-- DATASET EXTRACT start --

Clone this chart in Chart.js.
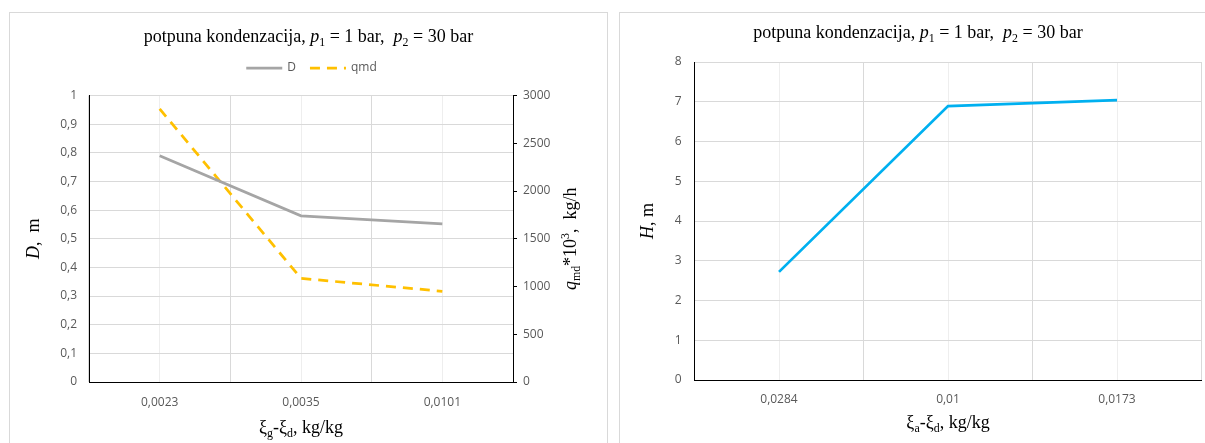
<!DOCTYPE html>
<html>
<head>
<meta charset="utf-8">
<script src="https://cdn.jsdelivr.net/npm/chart.js@4.4.1/dist/chart.umd.min.js"></script>
<style>
  html, body { margin: 0; padding: 0; background: #fff; overflow: hidden; }
  body { width: 1205px; height: 443px; position: relative; }
  .box { position: absolute; top: 12px; height: 440px; border: 1px solid #d9d9d9; box-sizing: border-box; background: #fff; }
  #boxLeft { left: 9px; width: 599px; }
  #boxRight { left: 619px; width: 598px; }
  canvas { display: block; }
</style>
</head>
<body>
<div class="box" id="boxLeft"><canvas id="chartLeft" width="597" height="438"></canvas></div>
<div class="box" id="boxRight"><canvas id="chartRight" width="596" height="438"></canvas></div>
<script>
// data
const categoriesLeft = ['0,0023', '0,0035', '0,0101'];
const diameterD = [0.79, 0.58, 0.552];
const flowQmd = [2860, 1085, 950];

const categoriesRight = ['0,0284', '0,01', '0,0173'];
const heightH = [2.72, 6.89, 7.04];

const SERIF = '"Liberation Serif", "Times New Roman", serif';
const SANS = '"Open Sans", "Liberation Sans", sans-serif';
const tickFont = { family: SANS, size: 12 };
const tickColor = '#595959';
const TITLE_SIZE = 18;

// rich text: [text, style] with style '' | 'i' | 'sub' | 'sup'
function drawRich(ctx, parts, cx, cy, size, angle) {
    ctx.save();
    ctx.translate(cx, cy);
    ctx.rotate(angle || 0);
    ctx.fillStyle = '#000';
    ctx.textBaseline = 'alphabetic';
    ctx.textAlign = 'left';
    const fontOf = p => {
        const small = p[1] === 'sub' || p[1] === 'sup';
        return (p[1] === 'i' ? 'italic ' : '') + (small ? size * 0.66 : size) + 'px ' + SERIF;
    };
    let total = 0;
    parts.forEach(p => { ctx.font = fontOf(p); total += ctx.measureText(p[0]).width; });
    let x = -total / 2;
    const base = size * 0.33;
    parts.forEach(p => {
        ctx.font = fontOf(p);
        let y = base;
        if (p[1] === 'sub') y += size * 0.22;
        if (p[1] === 'sup') y -= size * 0.4;
        ctx.fillText(p[0], x, y);
        x += ctx.measureText(p[0]).width;
    });
    ctx.restore();
}

const richTextPlugin = {
    id: 'richText',
    afterDraw(chart, args, opts) {
        const ctx = chart.ctx;
        const a = chart.chartArea;
        (opts.items || []).forEach(it => {
            const pos = it.pos(chart, a);
            drawRich(ctx, it.parts, pos[0], pos[1], TITLE_SIZE, it.angle);
        });
        if (opts.legend) {
            const ds = chart.data.datasets;
            ctx.save();
            ctx.font = '12px ' + SANS;
            const lineLen = 36, gapText = 5, gapItem = 14;
            let total = 0;
            ds.forEach((d, i) => { total += lineLen + gapText + ctx.measureText(d.label).width + (i ? gapItem : 0); });
            let x = chart.width / 2 - total / 2 + 3;
            const y = opts.legend.y;
            ds.forEach(d => {
                ctx.strokeStyle = d.borderColor;
                ctx.lineWidth = d.borderWidth;
                ctx.setLineDash(d.borderDash || []);
                ctx.beginPath();
                ctx.moveTo(x, y);
                ctx.lineTo(x + lineLen, y);
                ctx.stroke();
                ctx.setLineDash([]);
                ctx.fillStyle = tickColor;
                ctx.textBaseline = 'middle';
                ctx.fillText(d.label, x + lineLen + gapText, y);
                x += lineLen + gapText + ctx.measureText(d.label).width + gapItem;
            });
            ctx.restore();
        }
    }
};

const commaTick = v => String(Math.round(v * 10) / 10).replace('.', ',');
const plainTick = v => String(v);

const leftChart = new Chart(document.getElementById('chartLeft'), {
    type: 'line',
    data: {
        labels: categoriesLeft,
        datasets: [
            { label: 'D', data: diameterD, yAxisID: 'y', borderColor: '#A5A5A5', borderWidth: 2.75, pointRadius: 0, tension: 0 },
            { label: 'qmd', data: flowQmd, yAxisID: 'y1', borderColor: '#FFC000', borderWidth: 2.75, borderDash: [10, 7], pointRadius: 0, tension: 0 }
        ]
    },
    options: {
        responsive: false,
        animation: false,
        layout: { padding: { top: 82.5, left: 0, right: 0, bottom: 0 } },
        plugins: {
            legend: { display: false },
            tooltip: { enabled: false },
            richText: {
                legend: { y: 55 },
                items: [
                    { parts: [['potpuna kondenzacija, ', ''], ['p', 'i'], ['1', 'sub'], [' = 1 bar,  ', ''], ['p', 'i'], ['2', 'sub'], [' = 30 bar', '']],
                      pos: (c) => [c.width / 2, 23] },
                    { parts: [['D', 'i'], [',  m', '']], angle: -Math.PI / 2,
                      pos: (c, a) => [23, (a.top + a.bottom) / 2] },
                    { parts: [['q', 'i'], ['md', 'sub'], ['*10', ''], ['3', 'sup'], [',  kg/h', '']], angle: -Math.PI / 2,
                      pos: (c, a) => [a.right + 57, (a.top + a.bottom) / 2] },
                    { parts: [['\u03BE', ''], ['g', 'sub'], ['-\u03BE', ''], ['d', 'sub'], [', kg/kg', '']],
                      pos: (c, a) => [(a.left + a.right) / 2, a.bottom + 45] }
                ]
            }
        },
        scales: {
            x: {
                offset: true,
                grid: { offset: true, color: '#d9d9d9', drawTicks: false },
                border: { color: '#000' },
                ticks: { padding: 13, font: tickFont, color: tickColor },
                afterFit: s => { s.height = 69; }
            },
            x2: {
                type: 'category',
                position: 'top',
                offset: true,
                grid: { offset: false, color: '#eeeeee', drawTicks: false },
                border: { display: false },
                ticks: { display: false },
                afterFit: s => { s.height = 0; }
            },
            y: {
                min: 0, max: 1,
                ticks: { stepSize: 0.1, padding: 12, font: tickFont, color: tickColor, callback: commaTick },
                grid: { color: '#d9d9d9', drawTicks: false },
                border: { color: '#000' },
                afterFit: s => { s.width = 79; }
            },
            y1: {
                position: 'right',
                min: 0, max: 3000,
                ticks: { stepSize: 500, padding: 6, font: tickFont, color: tickColor, callback: plainTick },
                grid: { drawOnChartArea: false, tickLength: 4, color: '#000' },
                border: { color: '#000' },
                afterFit: s => { s.width = 94; }
            }
        }
    },
    plugins: [richTextPlugin]
});

const rightChart = new Chart(document.getElementById('chartRight'), {
    type: 'line',
    data: {
        labels: categoriesRight,
        datasets: [
            { label: 'H', data: heightH, borderColor: '#00B0F0', borderWidth: 2.75, pointRadius: 0, tension: 0 }
        ]
    },
    options: {
        responsive: false,
        animation: false,
        layout: { padding: { top: 49, left: 0, right: 14.5, bottom: 0 } },
        plugins: {
            legend: { display: false },
            tooltip: { enabled: false },
            richText: {
                items: [
                    { parts: [['potpuna kondenzacija, ', ''], ['p', 'i'], ['1', 'sub'], [' = 1 bar,  ', ''], ['p', 'i'], ['2', 'sub'], [' = 30 bar', '']],
                      pos: (c) => [c.width / 2, 19] },
                    { parts: [['H', 'i'], [', m', '']], angle: -Math.PI / 2,
                      pos: (c, a) => [27, (a.top + a.bottom) / 2] },
                    { parts: [['\u03BE', ''], ['a', 'sub'], ['-\u03BE', ''], ['d', 'sub'], [', kg/kg', '']],
                      pos: (c, a) => [(a.left + a.right) / 2, a.bottom + 42] }
                ]
            }
        },
        scales: {
            x: {
                offset: true,
                grid: { offset: true, color: '#d9d9d9', drawTicks: false },
                border: { color: '#000' },
                ticks: { padding: 12, font: tickFont, color: tickColor },
                afterFit: s => { s.height = 71; }
            },
            x2: {
                type: 'category',
                position: 'top',
                offset: true,
                grid: { offset: false, color: '#eeeeee', drawTicks: false },
                border: { display: false },
                ticks: { display: false },
                afterFit: s => { s.height = 0; }
            },
            y: {
                min: 0, max: 8,
                ticks: { stepSize: 1, padding: 13, font: tickFont, color: tickColor },
                grid: { color: '#d9d9d9', drawTicks: false },
                border: { color: '#000' },
                afterFit: s => { s.width = 74.5; }
            }
        }
    },
    plugins: [richTextPlugin]
});
</script>
</body>
</html>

-- DATASET EXTRACT end --

PROBLEM TO SOLVE
Copy exactly the lines running from the beginning of the listing through the line that has "const TITLE_SIZE = 18;". Drop the pictures.

ANSWER IN FULL
Clone this chart in Chart.js.
<!DOCTYPE html>
<html>
<head>
<meta charset="utf-8">
<script src="https://cdn.jsdelivr.net/npm/chart.js@4.4.1/dist/chart.umd.min.js"></script>
<style>
  html, body { margin: 0; padding: 0; background: #fff; overflow: hidden; }
  body { width: 1205px; height: 443px; position: relative; }
  .box { position: absolute; top: 12px; height: 440px; border: 1px solid #d9d9d9; box-sizing: border-box; background: #fff; }
  #boxLeft { left: 9px; width: 599px; }
  #boxRight { left: 619px; width: 598px; }
  canvas { display: block; }
</style>
</head>
<body>
<div class="box" id="boxLeft"><canvas id="chartLeft" width="597" height="438"></canvas></div>
<div class="box" id="boxRight"><canvas id="chartRight" width="596" height="438"></canvas></div>
<script>
// data
const categoriesLeft = ['0,0023', '0,0035', '0,0101'];
const diameterD = [0.79, 0.58, 0.552];
const flowQmd = [2860, 1085, 950];

const categoriesRight = ['0,0284', '0,01', '0,0173'];
const heightH = [2.72, 6.89, 7.04];

const SERIF = '"Liberation Serif", "Times New Roman", serif';
const SANS = '"Open Sans", "Liberation Sans", sans-serif';
const tickFont = { family: SANS, size: 12 };
const tickColor = '#595959';
const TITLE_SIZE = 18;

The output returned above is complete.